The 84,000-square-foot facility was opened in October to assist with the sharp increase of asylum seekers being transferred to New York City primarily from the overwhelmed Texas-Mexico border.  The Randall’s Island facility boasted such amenities as fluff-and-fold laundry service, an array of entertainment including TV and video games and “culturally appropriate” meals from a rotating menu.

“The City is doing the right thing by moving people to a setting where they can have their own space and get settled. We are glad that this new location will be much more accessible to public transit so clients can access services and easily travel to and from the site,” Legal Aid Society attorney Joshua Goldfein stated according to ABC News.

Goldfein also stated that New York City should “pivot to moving people currently living in shelters into permanent housing so it can further reduce its reliance on hotels to meet its obligations to shelter people who have nowhere else to go,” something New York City Mayor Eric Adams seems to agree with.
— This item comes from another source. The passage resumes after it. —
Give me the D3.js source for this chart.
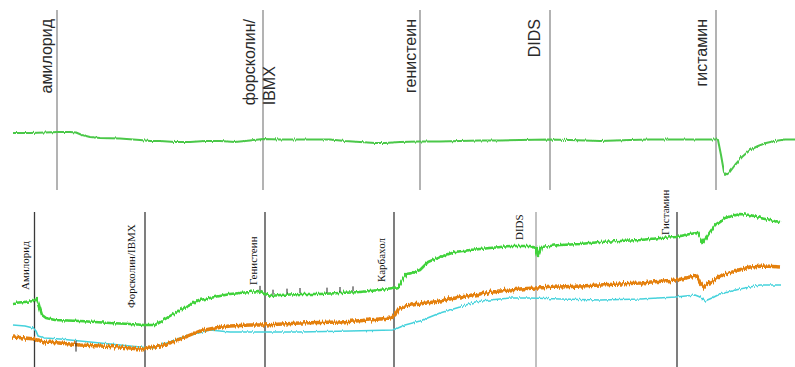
<!DOCTYPE html>
<html>
<head>
<meta charset="utf-8">
<script src="https://cdn.jsdelivr.net/npm/d3@7"></script>
<style>
  html, body { margin: 0; padding: 0; background: #fff; }
  svg { display: block; }
</style>
</head>
<body>
<svg id="chart" width="795" height="367"></svg>
<script>
// ---- Upper record: single trace, time index vs signal ----
const topTime = [0, 17, 32, 45, 57, 63, 69, 77, 87, 107, 127, 137, 147, 162, 177, 192, 207, 222, 237, 250,
  267, 287, 317, 332, 347, 362, 372, 387, 406, 427, 447, 467, 487, 507, 536, 557, 587, 617, 637, 667,
  687, 703, 705, 708, 711, 713, 716, 722, 729, 737, 745, 753, 762, 772, 782];
const topSignal = [7, 7, 7.5, 8, 8, 7.5, 5, 3, 2, 1.5, 0, -1, -1, -2, -2, -1, -1, -2, -0.5, 1,
  0.5, 0.5, 0.5, -1, -2, -3, -3, -2, -1.5, -1.5, -1, -0.5, -0.5, 0, 0.5, 0, -1, 0, 0.5, 0.5,
  0.5, 0.5, 0, -15, -32, -35, -33, -25, -17, -10, -6, -3, -1, 0.5, 0.5];
const topEvents = [44, 250, 407, 537, 703];
const topLabels = [["амилорид"], ["форсколин/", "IBMX"], ["генистеин"], ["DIDS"], ["гистамин"]];

// ---- Lower record: three traces ----
const greenTime = [0, 12, 21, 24, 26, 29, 33, 42, 67, 97, 117, 131, 142, 149, 157, 167, 177, 187, 202, 217,
  237, 245, 252, 257, 267, 287, 307, 327, 347, 367, 380, 385, 389, 393, 399, 407, 415, 427, 442, 457,
  477, 497, 517, 523, 525, 528, 547, 567, 587, 607, 627, 647, 663, 677, 684, 687, 690, 695, 702, 712,
  727, 737, 747, 757, 767];
const greenValues = [64, 65, 66, 68, 62, 52, 49, 47, 46, 44, 43, 42, 42, 46, 51, 57, 62, 67, 70, 73,
  75, 76, 73, 71, 72, 73, 73, 74, 75, 77, 79, 80, 87, 93, 94, 97, 105, 110, 115, 117,
  119, 121, 121, 119, 111, 120, 122, 123, 125, 126, 127, 129, 130, 133, 134, 129, 124, 132, 142, 149,
  153, 152, 149, 147, 145];

const orangeTime = [0, 12, 21, 25, 32, 47, 67, 87, 107, 127, 137, 147, 157, 167, 177, 187, 202, 217, 237, 252,
  287, 327, 357, 377, 381, 385, 392, 407, 427, 447, 467, 487, 507, 523, 547, 587, 627, 663, 677, 684,
  687, 691, 697, 707, 722, 737, 752, 767];
const orangeValues = [30, 29, 28, 27, 25, 24, 22, 21, 20, 18, 19, 21, 24, 28, 32, 36, 39, 41, 42, 42,
  44, 45, 47, 49, 51, 58, 61, 63, 66, 70, 73, 76, 78, 79, 80, 82, 84, 87, 90, 91,
  84, 80, 84, 91, 96, 100, 101, 100];

const cyanTime = [0, 12, 20, 23, 25, 32, 47, 67, 87, 107, 127, 137, 147, 157, 167, 182, 197, 217, 252, 287,
  337, 380, 385, 392, 407, 427, 447, 462, 477, 497, 517, 547, 587, 627, 663, 682, 687, 692, 699, 707,
  727, 747, 767];
const cyanValues = [42, 41, 39, 36, 31, 29, 28, 26, 24, 22, 20, 19, 22, 25, 29, 33, 37, 35, 35, 35,
  36, 37, 39, 42, 46, 54, 60, 65, 67, 69, 69, 68, 67, 68, 70, 72, 70, 66, 69, 73,
  78, 82, 82];

const bottomEvents = [21.5, 132, 252, 381, 523, 664];
const bottomLabels = ["Амилорид", "Форсколин/IBMX", "Генистеин", "Карбахол", "DIDS", "Гистамин"];
const greenTicks = [247, 260, 274, 287, 314, 327, 340];
const orangeTicks = [63];

// ---- Layout ----
const svg = d3.select("#chart");

const xTop = d3.scaleLinear().domain([0, 782]).range([13, 795]);
const yTop = d3.scaleLinear().domain([-40, 20]).range([180, 120]);
const xBot = d3.scaleLinear().domain([0, 767]).range([13, 780]);
const yBot = d3.scaleLinear().domain([0, 160]).range([367, 207]);

// label placement: baseline offset from the event line (px) and anchor along the line
const topLabelDx = [-5, -8, -4, -10, -9];
const topLabelTop = 19;
const bottomLabelDx = [-6, -10, -8, -9, -13, -8];
const bottomLabelBase = [290, 308, 285, 282, 240, 235];

// recorder jitter: columns of the trace are shifted by a fine-grained noise field
const defs = svg.append("defs");
function jitter(id, scale, seed) {
  const f = defs.append("filter").attr("id", id)
    .attr("filterUnits", "userSpaceOnUse")
    .attr("x", 0).attr("y", 0).attr("width", 795).attr("height", 367);
  f.append("feTurbulence").attr("type", "fractalNoise")
    .attr("baseFrequency", "0.9 0.015").attr("numOctaves", 2).attr("seed", seed)
    .attr("result", "noise");
  f.append("feDisplacementMap").attr("in", "SourceGraphic").attr("in2", "noise")
    .attr("scale", scale).attr("xChannelSelector", "R").attr("yChannelSelector", "G");
}
jitter("jTop", 3, 3);
jitter("jGreen", 4, 7);
jitter("jOrange", 6, 11);
jitter("jCyan", 3, 5);

// upper event lines
svg.append("g").selectAll("line").data(topEvents).join("line")
  .attr("x1", d => xTop(d)).attr("x2", d => xTop(d))
  .attr("y1", 10).attr("y2", 190)
  .attr("stroke", "#8a8a8a").attr("stroke-width", 1.3);

// upper labels (rotated, reading upward)
const topLabelG = svg.append("g")
  .attr("font-family", "'Liberation Sans', Arial, sans-serif")
  .attr("font-size", 16).attr("fill", "#2a2a2a");
topLabels.forEach((lines, i) => {
  const bx = xTop(topEvents[i]) + topLabelDx[i];
  // first line ends at the top margin; following lines start where it starts
  const first = topLabelG.append("text")
    .attr("transform", `translate(${bx},${topLabelTop}) rotate(-90)`)
    .attr("text-anchor", "end").text(lines[0]);
  const len = first.node().getComputedTextLength();
  lines.slice(1).forEach((s, k) => {
    topLabelG.append("text")
      .attr("transform", `translate(${bx + 20 * (k + 1)},${topLabelTop + len}) rotate(-90)`)
      .attr("text-anchor", "start").text(s);
  });
});

// upper trace
const topLine = d3.line().x(d => xTop(d[0])).y(d => yTop(d[1]));
svg.append("path")
  .datum(d3.zip(topTime, topSignal))
  .attr("d", topLine)
  .attr("fill", "none").attr("stroke", "#4cc84a").attr("stroke-width", 2)
  .attr("stroke-linejoin", "round")
  .attr("filter", "url(#jTop)");

// lower event lines
svg.append("g").selectAll("line").data(bottomEvents).join("line")
  .attr("x1", d => xBot(d)).attr("x2", d => xBot(d))
  .attr("y1", 212).attr("y2", 367)
  .attr("stroke", (d, i) => i === 4 ? "#a0a0a0" : "#3a3a3a")
  .attr("stroke-width", 1.3);

// lower labels
const botLabelG = svg.append("g")
  .attr("font-family", "'Liberation Serif', 'Times New Roman', serif")
  .attr("font-size", 11).attr("fill", "#111");
bottomLabels.forEach((s, i) => {
  botLabelG.append("text")
    .attr("transform", `translate(${xBot(bottomEvents[i]) + bottomLabelDx[i]},${bottomLabelBase[i]}) rotate(-90)`)
    .attr("text-anchor", "start").text(s);
});

// lower traces
const botLine = d3.line().x(d => xBot(d[0])).y(d => yBot(d[1]));
const series = [
  { t: cyanTime, v: cyanValues, color: "#46d2dc", w: 1.7, f: "jCyan" },
  { t: orangeTime, v: orangeValues, color: "#e4800f", w: 3.4, f: "jOrange" },
  { t: greenTime, v: greenValues, color: "#3fd23a", w: 2.6, f: "jGreen" }
];
series.forEach(s => {
  svg.append("path")
    .datum(d3.zip(s.t, s.v))
    .attr("d", botLine)
    .attr("fill", "none").attr("stroke", s.color).attr("stroke-width", s.w)
    .attr("stroke-linejoin", "round")
    .attr("filter", `url(#${s.f})`);
});

// small event ticks on the traces
const greenAt = t => d3.scaleLinear().domain(greenTime).range(greenValues)(t);
const orangeAt = t => d3.scaleLinear().domain(orangeTime).range(orangeValues)(t);
svg.append("g").selectAll("line").data(greenTicks).join("line")
  .attr("x1", d => xBot(d)).attr("x2", d => xBot(d))
  .attr("y1", d => yBot(greenAt(d)) - 1).attr("y2", d => yBot(greenAt(d)) - 6)
  .attr("stroke", "#222").attr("stroke-width", 1);
svg.append("g").selectAll("line").data(orangeTicks).join("line")
  .attr("x1", d => xBot(d)).attr("x2", d => xBot(d))
  .attr("y1", d => yBot(orangeAt(d)) - 4).attr("y2", d => yBot(orangeAt(d)) + 7)
  .attr("stroke", "#222").attr("stroke-width", 1);
</script>
</body>
</html>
However, Adams contends the city will need help.

“The city is currently caring for over 17,500 asylum seekers, a number that continues to grow steadily. We will continue to pivot and shift as necessary to deal with this humanitarian crisis, but it’s clear that we still need financial assistance from our state and federal partners,” Adams stated according to ABC 7 News. (RELATED: NYC Mayor Eric Adams Declares ‘State Of Emergency’ Over Illegal Migrant Buses)

The Randall’s Island facility was originally established at Orchard Beach in the Bronx, but was forced to relocate due to flood risk. Moving it to Randall’s Island cost the city an estimated $750,000, NYC Emergency Management Commissioner Zach Iscol stated according to ABC News.

Despite having the capacity to house over 900 migrants, the Randall’s Island facility has seen few people sheltered there, because the location was “too isolated” from needed services to be a practical option, according to City Limits.